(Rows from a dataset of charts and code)

___

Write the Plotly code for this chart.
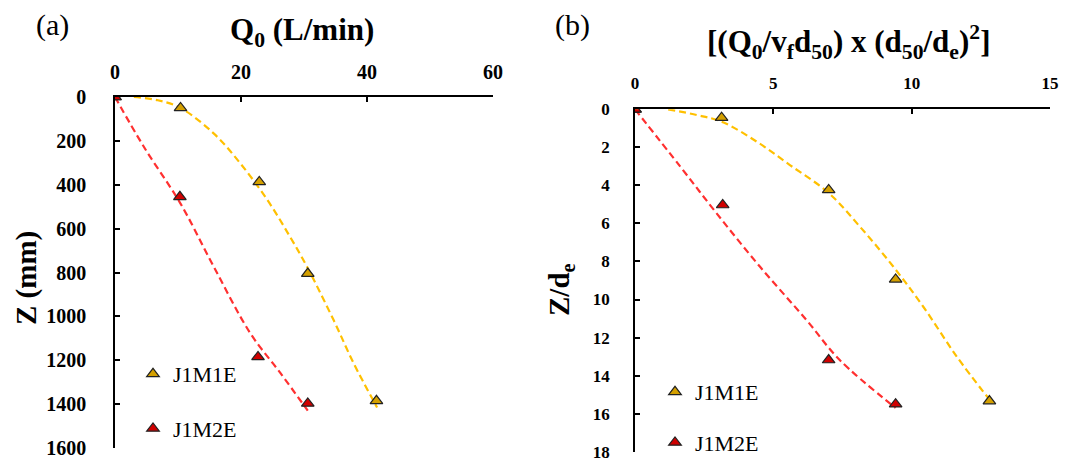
import plotly.graph_objects as go

# ---------------- data ----------------
series_names = ["J1M1E", "J1M2E"]

# panel (a): Q0 (L/min) vs Z (mm)
a_q_m1 = [0, 10.4, 22.9, 30.6, 41.5]
a_z_m1 = [0, 50, 387, 805, 1385]
a_q_m2 = [0, 10.3, 22.7, 30.6]
a_z_m2 = [0, 455, 1185, 1397]

# trend curves (a)
a_fit_q_m1 = [3.0, 6.8, 10.4, 15.7, 19.9, 24.2, 27.8, 30.5, 34.7, 37.9, 41.6]
a_fit_z_m1 = [0, 15, 50, 167, 303, 470, 638, 775, 1017, 1215, 1415]
a_fit_q_m2 = [0, 4.6, 10.4, 15.7, 21.5, 26.3, 30.6]
a_fit_z_m2 = [0, 228, 486, 775, 1078, 1260, 1430]

# panel (b): dimensionless discharge vs Z/de
b_x_m1 = [0, 3.13, 7.0, 9.42, 12.81]
b_z_m1 = [0, 0.44, 4.24, 8.94, 15.34]
b_x_m2 = [0, 3.17, 7.0, 9.42]
b_z_m2 = [0, 5.03, 13.18, 15.5]

b_fit_x_m1 = [1.2, 2.23, 3.13, 4.4, 5.6, 7.0, 8.13, 9.34, 10.42, 11.63, 12.78]
b_fit_z_m1 = [0, 0.3, 0.65, 1.7, 2.93, 4.4, 6.17, 8.28, 10.38, 13.0, 15.2]
b_fit_x_m2 = [0, 1.63, 2.95, 4.52, 6.2, 7.4, 9.42]
b_fit_z_m2 = [0, 3.0, 5.47, 8.28, 11.08, 13.18, 15.7]

a_xticks = [0, 20, 40, 60]
a_yticks = [0, 200, 400, 600, 800, 1000, 1200, 1400, 1600]
b_xticks = [0, 5, 10, 15]
b_yticks = [0, 2, 4, 6, 8, 10, 12, 14, 16, 18]

# ---------------- styles ----------------
W, H = 1067, 461
SERIF = "Liberation Serif"
yel_line = "#FFC000"
red_line = "#FF3030"
yel_fill = "#D4A000"
red_fill = "#D00000"

fig = go.Figure()


def add_panel(xa, ya, legend, fq1, fz1, fq2, fz2, q1, z1, q2, z2):
    fig.add_trace(go.Scatter(x=fq1, y=fz1, mode="lines", xaxis=xa, yaxis=ya,
                             line=dict(color=yel_line, width=2.2, dash="7px,4px", shape="spline"),
                             showlegend=False, hoverinfo="skip"))
    fig.add_trace(go.Scatter(x=fq2, y=fz2, mode="lines", xaxis=xa, yaxis=ya,
                             line=dict(color=red_line, width=2.2, dash="7px,4px", shape="spline"),
                             showlegend=False, hoverinfo="skip"))
    fig.add_trace(go.Scatter(x=q1, y=z1, mode="markers", xaxis=xa, yaxis=ya, name=series_names[0],
                             legend=legend, legendgroup=legend + "1",
                             marker=dict(symbol="triangle-up", size=11, color=yel_fill,
                                         line=dict(color="#222222", width=1.2))))
    fig.add_trace(go.Scatter(x=q2, y=z2, mode="markers", xaxis=xa, yaxis=ya, name=series_names[1],
                             legend=legend, legendgroup=legend + "2",
                             marker=dict(symbol="triangle-up", size=11, color=red_fill,
                                         line=dict(color="#222222", width=1.2))))


add_panel("x", "y", "legend", a_fit_q_m1, a_fit_z_m1, a_fit_q_m2, a_fit_z_m2,
          a_q_m1, a_z_m1, a_q_m2, a_z_m2)
add_panel("x2", "y2", "legend2", b_fit_x_m1, b_fit_z_m1, b_fit_x_m2, b_fit_z_m2,
          b_x_m1, b_z_m1, b_x_m2, b_z_m2)


def px_x(p):
    return p / W


def px_y(p):
    return 1 - p / H


axis_common = dict(showgrid=False, zeroline=False, showline=True, linecolor="black", linewidth=1.5,
                   ticks="inside", ticklen=5, tickwidth=1.5, tickcolor="black", automargin=False,
                   ticklabeloverflow="allow")

fig.update_layout(
    width=W, height=H, autosize=False,
    margin=dict(l=0, r=0, t=0, b=0, autoexpand=False),
    paper_bgcolor="white", plot_bgcolor="white",
    xaxis=dict(domain=[px_x(115), px_x(493)], range=[0, 60], side="top", anchor="y",
               tickvals=a_xticks, ticklabelstandoff=8,
               tickfont=dict(family=SERIF, size=20, color="black", weight="bold"), **axis_common),
    yaxis=dict(domain=[px_y(448), px_y(97)], range=[1600, 0], anchor="x",
               tickvals=a_yticks, ticklabelstandoff=23,
               tickfont=dict(family=SERIF, size=20, color="black", weight="bold"), **axis_common),
    xaxis2=dict(domain=[px_x(635), px_x(1050)], range=[0, 15], side="top", anchor="y2",
                tickvals=b_xticks, ticklabelstandoff=12,
                tickfont=dict(family=SERIF, size=17, color="black", weight="bold"), **axis_common),
    yaxis2=dict(domain=[px_y(451.7), px_y(109.3)], range=[18, 0], anchor="x2",
                tickvals=b_yticks, ticklabelstandoff=20,
                tickfont=dict(family=SERIF, size=17, color="black", weight="bold"), **axis_common),
    legend=dict(x=px_x(133), y=px_y(353), xanchor="left", yanchor="top",
                bgcolor="rgba(0,0,0,0)", traceorder="grouped", tracegroupgap=23,
                font=dict(family=SERIF, size=22, color="black"), itemwidth=30),
    legend2=dict(x=px_x(655), y=px_y(371), xanchor="left", yanchor="top",
                 bgcolor="rgba(0,0,0,0)", traceorder="grouped", tracegroupgap=19,
                 font=dict(family=SERIF, size=22, color="black"), itemwidth=30),
)

ann_font = dict(family=SERIF, color="black")


def ann(text, x, y, size, angle=0):
    fig.add_annotation(text=text, x=px_x(x), y=px_y(y), xref="paper", yref="paper",
                       xanchor="center", yanchor="middle", showarrow=False, textangle=angle,
                       font=dict(size=size, **ann_font))


ann("(a)", 52, 25, 30)
ann("(b)", 572, 25, 30)
ann("<b>Q<sub>0</sub> (L/min)</b>", 302, 32, 31)
ann("<b>[(Q<sub>0</sub>/v<sub>f</sub>d<sub>50</sub>) x (d<sub>50</sub>/d<sub>e</sub>)<sup>2</sup>]</b>", 848, 42, 31)
ann("<b>Z (mm)</b>", 26, 278, 29, -90)
ann("<b>Z/d<sub>e</sub></b>", 561, 290, 29, -90)

fig.write_html("out.html", config={"displayModeBar": False},
               post_script="document.body.style.margin='0px';document.documentElement.style.overflow='hidden';")
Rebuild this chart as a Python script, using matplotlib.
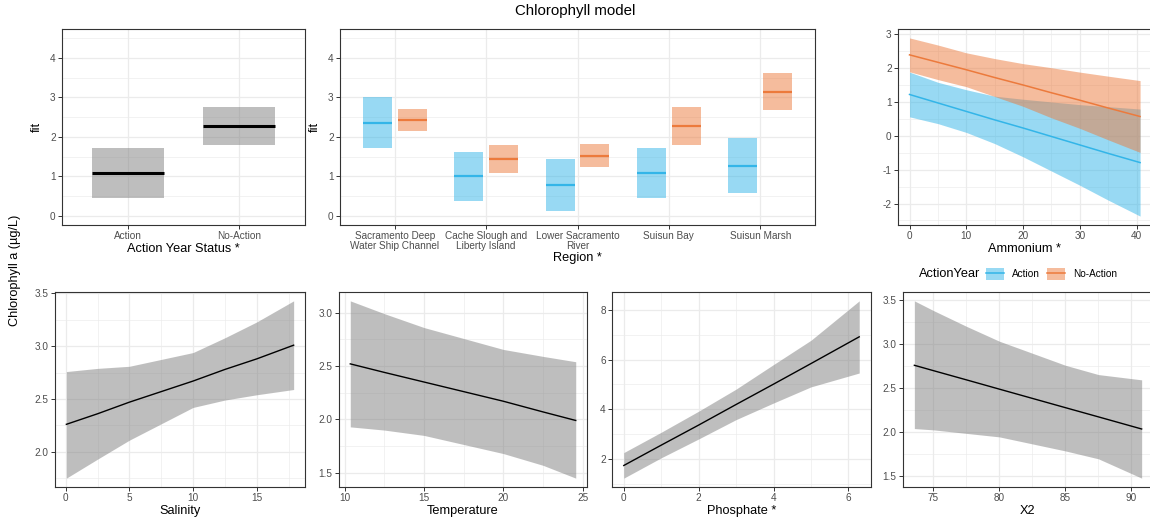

___

▶ [CHALLENGE]
Exactly reproduce the run of lines from the start of the listing through the line with "fig = go.Figure()", inclusive; pictures are not copied.

▶ [RIGHT ANSWER]
Write the Plotly code for this chart.
import plotly.graph_objects as go

# ---------------- data ----------------
series_names = ["J1M1E", "J1M2E"]

# panel (a): Q0 (L/min) vs Z (mm)
a_q_m1 = [0, 10.4, 22.9, 30.6, 41.5]
a_z_m1 = [0, 50, 387, 805, 1385]
a_q_m2 = [0, 10.3, 22.7, 30.6]
a_z_m2 = [0, 455, 1185, 1397]

# trend curves (a)
a_fit_q_m1 = [3.0, 6.8, 10.4, 15.7, 19.9, 24.2, 27.8, 30.5, 34.7, 37.9, 41.6]
a_fit_z_m1 = [0, 15, 50, 167, 303, 470, 638, 775, 1017, 1215, 1415]
a_fit_q_m2 = [0, 4.6, 10.4, 15.7, 21.5, 26.3, 30.6]
a_fit_z_m2 = [0, 228, 486, 775, 1078, 1260, 1430]

# panel (b): dimensionless discharge vs Z/de
b_x_m1 = [0, 3.13, 7.0, 9.42, 12.81]
b_z_m1 = [0, 0.44, 4.24, 8.94, 15.34]
b_x_m2 = [0, 3.17, 7.0, 9.42]
b_z_m2 = [0, 5.03, 13.18, 15.5]

b_fit_x_m1 = [1.2, 2.23, 3.13, 4.4, 5.6, 7.0, 8.13, 9.34, 10.42, 11.63, 12.78]
b_fit_z_m1 = [0, 0.3, 0.65, 1.7, 2.93, 4.4, 6.17, 8.28, 10.38, 13.0, 15.2]
b_fit_x_m2 = [0, 1.63, 2.95, 4.52, 6.2, 7.4, 9.42]
b_fit_z_m2 = [0, 3.0, 5.47, 8.28, 11.08, 13.18, 15.7]

a_xticks = [0, 20, 40, 60]
a_yticks = [0, 200, 400, 600, 800, 1000, 1200, 1400, 1600]
b_xticks = [0, 5, 10, 15]
b_yticks = [0, 2, 4, 6, 8, 10, 12, 14, 16, 18]

# ---------------- styles ----------------
W, H = 1067, 461
SERIF = "Liberation Serif"
yel_line = "#FFC000"
red_line = "#FF3030"
yel_fill = "#D4A000"
red_fill = "#D00000"

fig = go.Figure()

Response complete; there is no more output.